Example-3: MinMaxScaler on Dataframe
Let us now apply the sklearn minmaxscaler on a data frame. We will first import the dataset using pandas and apply sklearn minmaxscaler.
# importing pandas
import pandas as pd
# importing dataset
data = pd.read_excel('data.xlsx')
# define standard scale
scaler = MinMaxScaler()
# transform data
scaled = scaler.fit_transform(data['Age'])
# plotting the data
sns.boxplot(data=scaled)
Output:
---------------------------------------------------------------------------
ValueError Traceback (most recent call last)
/tmp/ipykernel_31375/616191229.py in <module>
9
10 # transform data
---> 11 scaled = scaler.fit_transform(data['Age'])
12
13 # plotting the data
~/.local/lib/python3.10/site-packages/sklearn/base.py in fit_transform(self, X, y, **fit_params)
865 if y is None:
866 # fit method of arity 1 (unsupervised transformation)
--> 867 return self.fit(X, **fit_params).transform(X)
868 else:
869 # fit method of arity 2 (supervised transformation)

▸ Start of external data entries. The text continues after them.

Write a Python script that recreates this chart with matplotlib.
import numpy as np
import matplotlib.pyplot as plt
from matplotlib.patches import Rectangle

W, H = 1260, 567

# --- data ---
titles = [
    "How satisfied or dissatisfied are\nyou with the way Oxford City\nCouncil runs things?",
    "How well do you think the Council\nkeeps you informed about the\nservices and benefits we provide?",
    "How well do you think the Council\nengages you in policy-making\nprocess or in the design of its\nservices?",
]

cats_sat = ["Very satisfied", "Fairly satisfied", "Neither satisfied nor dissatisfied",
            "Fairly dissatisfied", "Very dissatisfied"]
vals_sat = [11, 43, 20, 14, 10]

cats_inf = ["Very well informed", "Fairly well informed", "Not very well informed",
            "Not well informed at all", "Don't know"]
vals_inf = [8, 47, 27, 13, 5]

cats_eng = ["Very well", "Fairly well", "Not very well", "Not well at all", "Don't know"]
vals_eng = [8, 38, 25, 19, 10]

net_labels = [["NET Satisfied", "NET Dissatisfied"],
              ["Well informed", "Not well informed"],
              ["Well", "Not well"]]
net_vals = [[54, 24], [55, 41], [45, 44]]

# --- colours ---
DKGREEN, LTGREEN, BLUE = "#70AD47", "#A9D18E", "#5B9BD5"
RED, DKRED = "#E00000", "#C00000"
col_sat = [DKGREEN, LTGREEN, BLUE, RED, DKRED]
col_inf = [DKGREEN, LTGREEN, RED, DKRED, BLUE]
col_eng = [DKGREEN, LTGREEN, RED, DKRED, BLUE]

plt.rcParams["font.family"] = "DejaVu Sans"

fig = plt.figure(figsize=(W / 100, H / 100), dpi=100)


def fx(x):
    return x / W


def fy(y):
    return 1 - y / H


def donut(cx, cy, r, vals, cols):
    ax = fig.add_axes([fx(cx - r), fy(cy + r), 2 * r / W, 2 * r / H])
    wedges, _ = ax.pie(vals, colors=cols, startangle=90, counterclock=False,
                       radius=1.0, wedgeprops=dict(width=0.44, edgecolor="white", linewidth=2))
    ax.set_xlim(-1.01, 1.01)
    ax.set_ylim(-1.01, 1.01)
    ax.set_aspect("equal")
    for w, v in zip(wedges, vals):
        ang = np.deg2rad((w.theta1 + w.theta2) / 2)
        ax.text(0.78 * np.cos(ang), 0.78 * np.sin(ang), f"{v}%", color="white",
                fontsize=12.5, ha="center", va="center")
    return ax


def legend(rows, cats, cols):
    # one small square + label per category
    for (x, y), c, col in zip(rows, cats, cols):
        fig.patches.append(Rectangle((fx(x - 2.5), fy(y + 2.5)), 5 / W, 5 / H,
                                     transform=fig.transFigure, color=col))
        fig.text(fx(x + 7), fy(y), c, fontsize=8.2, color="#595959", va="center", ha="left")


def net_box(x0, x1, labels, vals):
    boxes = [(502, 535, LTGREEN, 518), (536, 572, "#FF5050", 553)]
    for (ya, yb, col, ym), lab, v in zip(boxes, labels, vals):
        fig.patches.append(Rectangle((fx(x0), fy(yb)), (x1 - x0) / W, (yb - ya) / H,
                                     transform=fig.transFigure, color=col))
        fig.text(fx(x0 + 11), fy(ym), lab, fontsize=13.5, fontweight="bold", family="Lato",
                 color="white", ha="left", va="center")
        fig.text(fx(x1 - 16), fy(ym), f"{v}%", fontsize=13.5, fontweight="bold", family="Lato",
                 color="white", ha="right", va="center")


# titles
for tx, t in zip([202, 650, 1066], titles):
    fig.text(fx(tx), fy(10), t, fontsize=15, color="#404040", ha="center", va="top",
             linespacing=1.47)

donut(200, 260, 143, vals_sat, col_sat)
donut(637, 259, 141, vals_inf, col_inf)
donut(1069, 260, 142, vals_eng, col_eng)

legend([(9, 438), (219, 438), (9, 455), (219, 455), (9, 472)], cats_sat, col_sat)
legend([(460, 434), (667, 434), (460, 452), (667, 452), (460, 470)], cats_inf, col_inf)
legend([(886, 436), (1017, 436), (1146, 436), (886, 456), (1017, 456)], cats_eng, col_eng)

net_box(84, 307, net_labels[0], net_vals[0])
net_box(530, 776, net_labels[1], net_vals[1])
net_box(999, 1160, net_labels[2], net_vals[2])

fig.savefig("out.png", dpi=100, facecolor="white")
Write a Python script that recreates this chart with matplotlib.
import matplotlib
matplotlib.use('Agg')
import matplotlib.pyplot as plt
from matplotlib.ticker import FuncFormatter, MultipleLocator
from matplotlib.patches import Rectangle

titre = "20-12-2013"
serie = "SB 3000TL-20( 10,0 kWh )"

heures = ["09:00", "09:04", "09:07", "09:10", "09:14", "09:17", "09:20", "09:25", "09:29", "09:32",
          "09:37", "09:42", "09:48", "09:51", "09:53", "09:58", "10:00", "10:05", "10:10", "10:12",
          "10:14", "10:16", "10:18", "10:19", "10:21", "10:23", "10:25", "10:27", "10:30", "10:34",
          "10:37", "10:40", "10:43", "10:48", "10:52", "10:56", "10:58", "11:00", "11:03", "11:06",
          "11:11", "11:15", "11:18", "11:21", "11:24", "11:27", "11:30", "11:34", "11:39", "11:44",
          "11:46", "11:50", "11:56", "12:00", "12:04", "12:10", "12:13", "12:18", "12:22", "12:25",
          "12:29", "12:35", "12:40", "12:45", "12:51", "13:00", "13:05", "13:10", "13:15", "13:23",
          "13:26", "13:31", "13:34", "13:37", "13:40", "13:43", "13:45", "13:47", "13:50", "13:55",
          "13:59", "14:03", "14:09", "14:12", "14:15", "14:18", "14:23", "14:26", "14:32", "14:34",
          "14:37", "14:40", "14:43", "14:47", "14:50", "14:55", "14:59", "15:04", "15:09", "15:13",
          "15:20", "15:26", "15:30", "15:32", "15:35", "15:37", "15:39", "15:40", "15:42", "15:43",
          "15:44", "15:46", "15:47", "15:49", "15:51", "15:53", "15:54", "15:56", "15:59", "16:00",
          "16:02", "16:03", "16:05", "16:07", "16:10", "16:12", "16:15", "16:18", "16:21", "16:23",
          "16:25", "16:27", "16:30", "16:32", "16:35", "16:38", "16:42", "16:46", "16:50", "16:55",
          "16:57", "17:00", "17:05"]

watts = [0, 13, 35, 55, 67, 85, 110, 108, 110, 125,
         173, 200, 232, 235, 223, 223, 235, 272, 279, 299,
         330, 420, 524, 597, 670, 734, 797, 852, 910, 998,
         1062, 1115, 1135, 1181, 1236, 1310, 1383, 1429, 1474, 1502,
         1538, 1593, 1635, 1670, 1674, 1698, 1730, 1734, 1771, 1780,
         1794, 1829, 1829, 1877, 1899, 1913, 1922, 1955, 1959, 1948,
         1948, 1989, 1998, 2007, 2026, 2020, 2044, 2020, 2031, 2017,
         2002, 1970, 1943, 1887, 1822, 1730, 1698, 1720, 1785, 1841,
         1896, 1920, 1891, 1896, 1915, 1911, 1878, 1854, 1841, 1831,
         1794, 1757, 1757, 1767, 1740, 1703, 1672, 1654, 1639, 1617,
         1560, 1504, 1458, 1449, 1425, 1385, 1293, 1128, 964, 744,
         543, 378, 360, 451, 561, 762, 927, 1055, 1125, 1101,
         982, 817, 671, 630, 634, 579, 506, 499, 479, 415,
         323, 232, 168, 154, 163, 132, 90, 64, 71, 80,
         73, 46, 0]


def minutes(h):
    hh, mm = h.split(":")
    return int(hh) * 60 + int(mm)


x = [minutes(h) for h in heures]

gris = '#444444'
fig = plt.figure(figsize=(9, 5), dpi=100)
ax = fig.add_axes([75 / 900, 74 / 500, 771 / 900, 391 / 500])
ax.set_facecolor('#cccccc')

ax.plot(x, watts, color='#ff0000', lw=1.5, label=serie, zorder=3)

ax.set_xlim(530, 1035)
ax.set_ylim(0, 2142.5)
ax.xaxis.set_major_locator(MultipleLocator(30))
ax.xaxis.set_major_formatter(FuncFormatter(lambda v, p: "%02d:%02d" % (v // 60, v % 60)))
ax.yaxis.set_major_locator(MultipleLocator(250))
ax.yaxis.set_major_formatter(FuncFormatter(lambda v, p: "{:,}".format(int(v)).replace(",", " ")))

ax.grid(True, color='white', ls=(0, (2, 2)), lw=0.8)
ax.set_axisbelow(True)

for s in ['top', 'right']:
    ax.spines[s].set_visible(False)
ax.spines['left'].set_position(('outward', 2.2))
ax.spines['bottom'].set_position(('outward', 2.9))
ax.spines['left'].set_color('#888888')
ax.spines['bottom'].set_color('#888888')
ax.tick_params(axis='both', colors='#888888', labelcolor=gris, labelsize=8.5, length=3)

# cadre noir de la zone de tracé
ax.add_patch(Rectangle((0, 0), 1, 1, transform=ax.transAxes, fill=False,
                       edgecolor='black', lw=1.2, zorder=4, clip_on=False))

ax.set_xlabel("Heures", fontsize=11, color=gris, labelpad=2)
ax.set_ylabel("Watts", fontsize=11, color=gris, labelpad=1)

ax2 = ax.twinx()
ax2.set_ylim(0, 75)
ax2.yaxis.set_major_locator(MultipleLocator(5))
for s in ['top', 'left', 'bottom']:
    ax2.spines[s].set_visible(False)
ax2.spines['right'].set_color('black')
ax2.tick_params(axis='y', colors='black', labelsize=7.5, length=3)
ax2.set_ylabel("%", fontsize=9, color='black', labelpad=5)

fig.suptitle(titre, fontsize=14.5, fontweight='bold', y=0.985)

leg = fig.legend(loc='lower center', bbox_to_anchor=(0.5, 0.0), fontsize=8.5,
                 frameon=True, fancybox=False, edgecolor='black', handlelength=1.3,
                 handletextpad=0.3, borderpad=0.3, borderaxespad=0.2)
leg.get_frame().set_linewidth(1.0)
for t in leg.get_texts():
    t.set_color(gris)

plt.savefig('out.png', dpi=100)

~/.local/lib/python3.10/site-packages/sklearn/preprocessing/_data.py in fit(self, X, y, sample_weight)
807 # Reset internal state before fitting
808 self._reset()
--> 809 return self.partial_fit(X, y, sample_weight)
810
811 def partial_fit(self, X, y=None, sample_weight=None):
~/.local/lib/python3.10/site-packages/sklearn/preprocessing/_data.py in partial_fit(self, X, y, sample_weight)
842 """
843 first_call = not hasattr(self, "n_samples_seen_")
--> 844 X = self._validate_data(
845 X,
846 accept_sparse=("csr", "csc"),
~/.local/lib/python3.10/site-packages/sklearn/base.py in _validate_data(self, X, y, reset, validate_separately, **check_params)

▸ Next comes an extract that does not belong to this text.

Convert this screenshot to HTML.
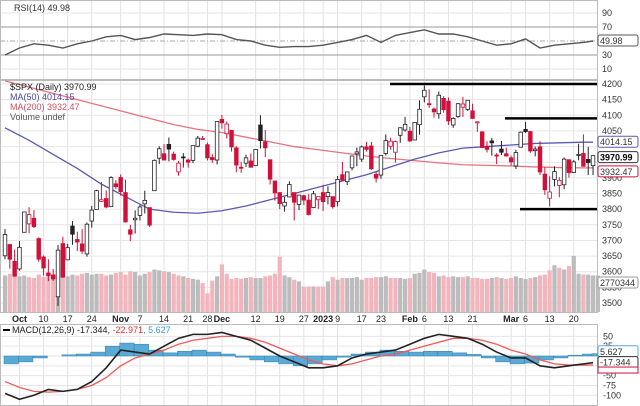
<!DOCTYPE html>
<html><head><meta charset="utf-8"><style>
body{margin:0;background:#fff;}
svg{display:block;font-family:"Liberation Sans",sans-serif;}
</style></head><body>
<svg id="c" width="640" height="406" viewBox="0 0 640 406"></svg>
<script>
const closes=[3719,3640,3586,3678,3791,3783,3744,3640,3612,3588,3577,3669,3583,3677,3720,3695,3666,3752,3797,3859,3830,3807,3901,3872,3856,3759,3720,3771,3807,3828,3749,3956,3993,3957,3992,3959,3947,3965,3950,4003,4027,4026,3964,3958,4080,4076,4072,3999,3941,3933,3964,3934,3991,4019,3996,3896,3852,3818,3822,3879,3822,3845,3829,3783,3849,3840,3824,3853,3808,3895,3893,3919,3970,3983,3999,3991,3929,3899,3972,4019,4017,4016,4060,4071,4018,4077,4119,4180,4136,4111,4164,4118,4082,4090,4137,4136,4148,4090,4079,3997,3991,4012,3970,3982,3970,3951,3981,4046,4048,3986,3992,3919,3862,3855,3920,3892,3960,3917,3951,3975,3937,3949,3971];
const opens=[3651,3687,3633,3609,3726,3753,3771,3706,3647,3596,3590,3520,3690,3638,3746,3703,3689,3657,3762,3799,3825,3834,3808,3881,3901,3853,3734,3766,3780,3817,3805,3859,3963,3977,4007,3976,3919,3967,3957,3956,4001,4024,4006,3965,3957,4087,4041,4052,3996,3934,3947,3954,3939,4069,4015,3958,3890,3853,3810,3839,3853,3815,3843,3829,3805,3830,3853,3840,3840,3824,3910,3888,3932,3977,3960,3999,4002,3911,3909,3978,4001,3982,4036,4053,4049,4021,4070,4159,4137,4120,4105,4154,4145,4069,4096,4126,4119,4114,4077,4047,4001,4018,3973,3992,3977,3964,3938,3998,4055,4048,3987,3999,3912,3835,3895,3876,3878,3958,3917,3975,3978,3959,3939];
const highs=[3736,3687,3671,3698,3791,3806,3797,3710,3652,3640,3609,3685,3712,3689,3762,3728,3736,3757,3810,3862,3887,3860,3905,3893,3911,3894,3750,3796,3814,3859,3805,3959,4001,4008,4029,3984,3954,3979,3962,4003,4034,4034,4013,3977,4080,4101,4080,4052,4001,3951,3974,3978,3991,4100,4053,3958,3890,3854,3839,3889,3853,3845,3846,3848,3858,3840,3878,3873,3840,3906,3951,3919,3970,3997,4003,4015,4015,3922,3973,4039,4028,4019,4062,4095,4063,4077,4148,4195,4183,4125,4176,4161,4157,4094,4139,4159,4148,4137,4081,4049,4017,4028,3979,4018,3997,3971,3990,4048,4079,4050,4000,4017,3934,3905,3937,3902,3965,3959,3957,4009,4039,3999,3972];
const lows=[3640,3610,3584,3604,3726,3723,3740,3632,3588,3570,3571,3491,3580,3638,3686,3666,3657,3648,3741,3799,3823,3803,3808,3864,3843,3758,3698,3722,3764,3786,3743,3859,3944,3957,3953,3955,3907,3933,3933,3947,3998,4021,3956,3948,3943,4057,4026,3984,3918,3916,3935,3934,3939,3994,3966,3879,3827,3800,3792,3839,3764,3797,3813,3780,3805,3801,3794,3815,3802,3809,3890,3877,3924,3937,3951,3984,3925,3885,3897,3971,3990,3949,4012,4048,4015,4021,4038,4141,4124,4093,4089,4108,4069,4060,4092,4095,4114,4089,4047,3995,3981,3971,3944,3973,3968,3939,3928,3998,4044,3980,3969,3909,3846,3809,3873,3838,3864,3901,3917,3956,3936,3909,3909];
const volumes=[4.3,4.5,4.6,4.2,4.3,4.1,4.0,4.4,4.1,4.3,4.4,5.0,4.6,4.2,4.4,4.3,4.5,4.6,4.4,4.5,4.5,4.3,4.4,4.6,4.7,4.4,4.8,4.7,4.3,4.5,4.7,5.0,4.9,4.8,4.7,4.5,4.3,4.2,4.0,3.9,3.8,3.4,2.2,3.7,4.2,5.6,4.5,3.9,4.0,3.9,4.0,4.1,4.0,4.0,4.2,4.3,4.5,6.5,4.3,4.1,3.8,3.6,3.0,3.0,3.0,3.0,3.0,3.6,4.1,3.8,4.0,4.0,4.0,4.1,3.8,4.0,4.0,4.1,4.1,4.2,4.0,4.0,4.0,3.9,4.0,4.5,4.6,5.0,4.7,4.6,4.2,4.3,4.1,4.2,4.1,4.1,4.2,4.0,4.0,3.9,3.9,4.0,4.1,4.0,3.9,4.0,4.2,4.0,3.9,4.0,4.1,4.3,4.4,4.9,5.5,5.2,5.0,5.4,6.6,4.5,4.4,4.4,4.3,4.3];
const maIdx=[0,5,10,15,20,25,30,35,40,45,50,55,60,65,70,75,80,85,90,95,100,105,110,115,120,122];
const ma50=[4060,4020,3975,3930,3880,3840,3800,3790,3787,3795,3810,3830,3850,3870,3890,3910,3935,3960,3980,3995,4000,4005,4010,4012,4014,4014];
const ma200=[4210,4190,4170,4150,4130,4110,4090,4070,4055,4045,4030,4015,4000,3990,3980,3970,3962,3955,3948,3942,3940,3938,3935,3933,3932,3932];
const indIdx=[0,3,6,9,12,15,18,21,24,27,30,33,36,39,42,45,48,51,54,57,60,63,66,69,72,75,78,81,84,87,90,93,96,99,102,105,108,111,114,117,120,122];
const rsi=[30,40,46,44,40,46,50,56,58,52,55,60,59,58,60,59,52,50,44,41,42,42,44,48,52,58,48,58,62,66,60,60,56,50,44,46,53,40,44,46,48,50];
const macd=[-95,-110,-100,-85,-90,-85,-65,-30,15,10,5,25,45,55,55,60,50,40,20,0,-15,-30,-30,-25,-5,5,10,15,30,45,55,50,45,30,10,-5,-5,-25,-30,-25,-20,-17];
const signal=[-65,-80,-90,-92,-90,-85,-75,-55,-25,-5,5,15,30,40,45,50,50,45,35,20,5,-10,-20,-25,-20,-10,0,5,15,25,35,45,45,40,30,15,5,-10,-20,-23,-23,-23];
const hist=[-20,-15,-5,0,3,5,10,25,33,30,15,8,12,15,10,5,-3,-10,-15,-20,-25,-20,-10,-3,5,10,15,12,10,12,12,8,4,-5,-15,-20,-18,-10,-5,2,5,6];
const priceTicks=[4200,4150,4100,4050,4000,3950,3900,3850,3800,3750,3700,3650,3600,3550,3500];
const rsiTicks=[90,70,30,10];
const macdTicks=[50,25,-50,-75,-100];
const dateIdx=[3,8,13,18,24,28,33,38,42,45,52,57,62,66,69,74,78,84,87,92,97,105,108,113,118];
const dateLabels=["Oct","10","17","24","Nov","7","14","21","28","Dec","12","19","27","2023","9","17","23","Feb","6","13","21","Mar","6","13","20"];

const NS="http://www.w3.org/2000/svg", svg=document.getElementById('c');
const PR=597;
const x=i=>5+i*4.82;
const yP=p=>84+(4200-p)*0.3129;
const yR=v=>41-(v-50)*0.7;
const yM=v=>356-v*0.393;
const yV=v=>312-v*8.5;
function el(t,a,p){const e=document.createElementNS(NS,t);for(const k in a)e.setAttribute(k,a[k]);(p||svg).appendChild(e);return e;}
function txt(s,xx,yy,a){const e=el('text',Object.assign({x:xx,y:yy,'font-size':9,fill:'#333'},a||{}));e.textContent=s;return e;}

const grid=el('g',{});


dateIdx.forEach(i=>{[[0,80],[81,313],[324,406]].forEach(r=>el('line',{x1:x(i),x2:x(i),y1:r[0],y2:r[1],stroke:'#e2e2e2','stroke-width':1},grid));});
priceTicks.forEach(p=>el('line',{x1:0,x2:PR,y1:yP(p),y2:yP(p),stroke:'#e6e6e6'},grid));
[90,10].forEach(v=>el('line',{x1:0,x2:PR,y1:yR(v),y2:yR(v),stroke:'#e6e6e6'},grid));
[70,30].forEach(v=>el('line',{x1:0,x2:PR,y1:yR(v),y2:yR(v),stroke:'#999'},grid));
el('line',{x1:0,x2:PR,y1:yR(50),y2:yR(50),stroke:'#aaa','stroke-dasharray':'5,2,1,2'},grid);
[50,25,0,-25,-50,-75,-100].forEach(v=>el('line',{x1:0,x2:PR,y1:yM(v),y2:yM(v),stroke:'#e6e6e6'},grid));
[[0,80],[80,313],[324,406]].forEach(r=>el('rect',{x:0.5,y:r[0]+0.5,width:PR,height:r[1]-r[0]-1,fill:'none',stroke:'#bbb'},grid));

const rp=el('polyline',{points:indIdx.map((i,k)=>x(i)+','+yR(rsi[k])).join(' '),fill:'none',stroke:'#555','stroke-width':1.4});


rsiTicks.forEach(v=>txt(String(v),602,yR(v)+3,{}));

volumes.forEach((v,i)=>{const down=i>0&&closes[i]<closes[i-1];
 const r=el('rect',{x:x(i)-2.1,y:yV(v),width:4.2,height:312-yV(v),fill:down?'#f2b5bd':'#bcbcbc'});
 
 });

const m2=el('polyline',{points:maIdx.map((i,k)=>x(i)+','+yP(ma200[k])).join(' '),fill:'none',stroke:'#e57480','stroke-width':1.3});


const m5=el('polyline',{points:maIdx.map((i,k)=>x(i)+','+yP(ma50[k])).join(' '),fill:'none',stroke:'#5a5ab0','stroke-width':1.3});



closes.forEach((c,i)=>{const o=opens[i];const down=i>0&&c<closes[i-1];const col=down?'#d0103a':'#222';
 const g=el('g',{});
 
 
 el('line',{x1:x(i),x2:x(i),y1:yP(highs[i]),y2:yP(lows[i]),stroke:col,'stroke-width':1},g);
 const top=yP(Math.max(o,c)),bot=yP(Math.min(o,c));
 el('rect',{x:x(i)-1.8,y:top,width:3.6,height:Math.max(1,bot-top),fill:c<o?col:'#fff',stroke:col,'stroke-width':0.8},g);});

[[390,4200],[505,4090],[520,3800]].forEach(s=>{const l=el('line',{x1:s[0],x2:PR,y1:yP(s[1]),y2:yP(s[1]),stroke:'#000','stroke-width':2.5});
 
 });

priceTicks.forEach(p=>{if([4000,3950].includes(p))return;txt(String(p),602,yP(p)+3);});
function box(s,yy,col,bold){el('rect',{x:598,y:yy-6,width:40,height:11,fill:'#fff',stroke:col,'stroke-width':1,rx:2});txt(s,600,yy+3,{fill:bold?'#000':'#333','font-weight':bold?'bold':'normal'});}
box('4014.15',yP(4014),'#5a5ab0');
box('3970.99',yP(3971)+2,'#333',true);
box('3932.47',yP(3932)+4,'#d0103a');
box('2770344',283,'#999');
box('49.98',yR(49.98),'#555');

txt('RSI(14) 49.98',14,11,{fill:'#333'});
txt('$SPX (Daily) 3970.99',10,90,{fill:'#222'});
txt('MA(50) 4014.15',10,100,{fill:'#4a4aa0'});
txt('MA(200) 3932.47',10,110,{fill:'#d05060'});
txt('Volume undef',10,120,{fill:'#555'});

el('rect',{x:0,y:313,width:640,height:11,fill:'#fff'});
dateIdx.forEach((i,k)=>{const b=isNaN(+dateLabels[k])||dateLabels[k]==='2023';
 txt(dateLabels[k],x(i),322,{'text-anchor':'middle','font-weight':b?'bold':'normal',fill:'#222',});});

hist.forEach((h,k)=>{const i=indIdx[k];const w=(k<hist.length-1?indIdx[k+1]-i:2)*4.82;
 const r=el('rect',{x:x(i)-1,y:Math.min(yM(0),yM(h)),width:w,height:Math.abs(yM(h)-yM(0)),fill:'#5aaad6',stroke:'#2f7fae','stroke-width':0.5});
 
 });
const sl=el('polyline',{points:indIdx.map((i,k)=>x(i)+','+yM(signal[k])).join(' '),fill:'none',stroke:'#ef5a5a','stroke-width':1.3});


const ml=el('polyline',{points:indIdx.map((i,k)=>x(i)+','+yM(macd[k])).join(' '),fill:'none',stroke:'#222','stroke-width':1.6});


macdTicks.forEach(v=>txt(String(v),603,yM(v)+3));
box('5.627',yM(5.6)-2,'#5aaad6');
box('-17.344',yM(-17),'#333');
el('rect',{x:598,y:yM(-23)+2,width:40,height:6,fill:'#fff',stroke:'#d0103a'});
const leg=el('text',{x:12,y:333,'font-size':9,fill:'#222'});


const s1=el('tspan',{fill:'#222'},leg);s1.textContent='MACD(12,26,9) -17.344, ';
const s2=el('tspan',{fill:'#e03030'},leg);s2.textContent='-22.971';
const s3=el('tspan',{fill:'#3a9ad0'},leg);s3.textContent=', 5.627';
el('line',{x1:3,x2:10,y1:330,y2:330,stroke:'#000','stroke-width':2});
</script>
</body></html>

575 raise ValueError("Validation should be done on X, y or both.")
576 elif not no_val_X and no_val_y:
--> 577 X = check_array(X, input_name="X", **check_params)
578 out = X
579 elif no_val_X and not no_val_y:
~/.local/lib/python3.10/site-packages/sklearn/utils/validation.py in check_array(array, accept_sparse, accept_large_sparse, dtype, order, copy, force_all_finite, ensure_2d, allow_nd, ensure_min_samples, ensure_min_features, estimator, input_name)
877 # If input is 1D raise error
878 if array.ndim == 1:
--> 879 raise ValueError(
880 "Expected 2D array, got 1D array instead:\narray={}.\n"

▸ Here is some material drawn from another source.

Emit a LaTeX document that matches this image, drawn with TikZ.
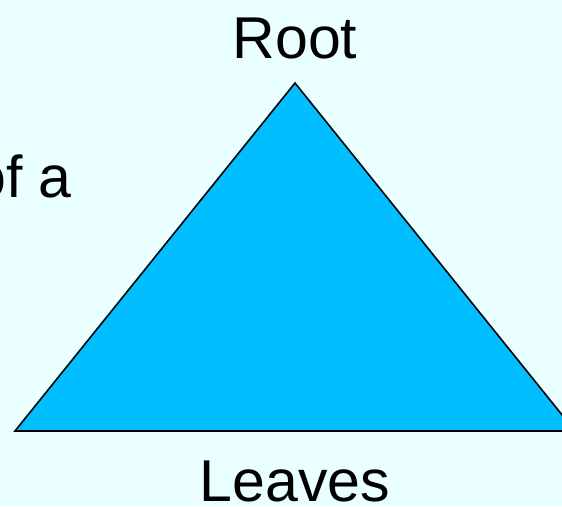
\documentclass[tikz,border=0pt]{standalone}
\usepackage{fontspec}
\setmainfont{Liberation Sans}
\definecolor{paleback}{RGB}{234,255,255}
\definecolor{treeblue}{RGB}{0,190,255}
\begin{document}
\begin{tikzpicture}[x=1pt,y=1pt,
    label text/.style={font=\fontsize{59}{60}\selectfont, inner sep=0pt}]
    % Background
    \fill[paleback] (0,0) rectangle (562,506);
    \useasboundingbox (0,0) rectangle (562,506);
    \clip (0,0) rectangle (562,506);
    % Coordinate
    \coordinate (Apex) at (295,423);
    \coordinate (LeftEnd) at (15,75);
    \coordinate (RightEnd) at (575,75);
    % Triangle
    \draw[fill=treeblue, line width=1.6pt, line join=miter] (Apex) -- (LeftEnd) -- (RightEnd) -- cycle;
    % Writing space
    \node[label text, anchor=base] (root) at (295,447) {Root};
    \node[label text, anchor=base, text depth=0pt] (leaves) at (295,5) {Leaves};
    \node[label text, anchor=base west] (ofa) at (-27,308) {of a};
\end{tikzpicture}
\end{document}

881 "Reshape your data either using array.reshape(-1, 1) if "
ValueError: Expected 2D array, got 1D array instead:
array=[21. 18. 20. 65. 18. 24. 45. 35. 23. 32. 34. 31. 43. 32. 20.].
Reshape your data either using array.reshape(-1, 1) if your data has a single feature or array.reshape(1, -1) if it contains a single sample.
The reason why we got this error is that we need to do some transformations before applying sklearn minmaxscaler on a data frame.
# importing numpy array
import numpy as np
# define standard scale
scaler = scaler = MinMaxScaler()
# transform data
scaled = scaler.fit_transform(np.array(data['Age']).reshape(-1, 1))
# plotting the data
sns.boxplot(data=scaled)
This time we were able to transform the data and normalize it.
Summary
The min-max scalar form of normalization uses the mean and standard deviation to box all the data into a range lying between a certain min and max value. For most purposes, the range is set between 0 and 1. In this short article, we learned how the sklearn minmaxscaler works and we implemented it on various datasets to normalize the data by solving different examples.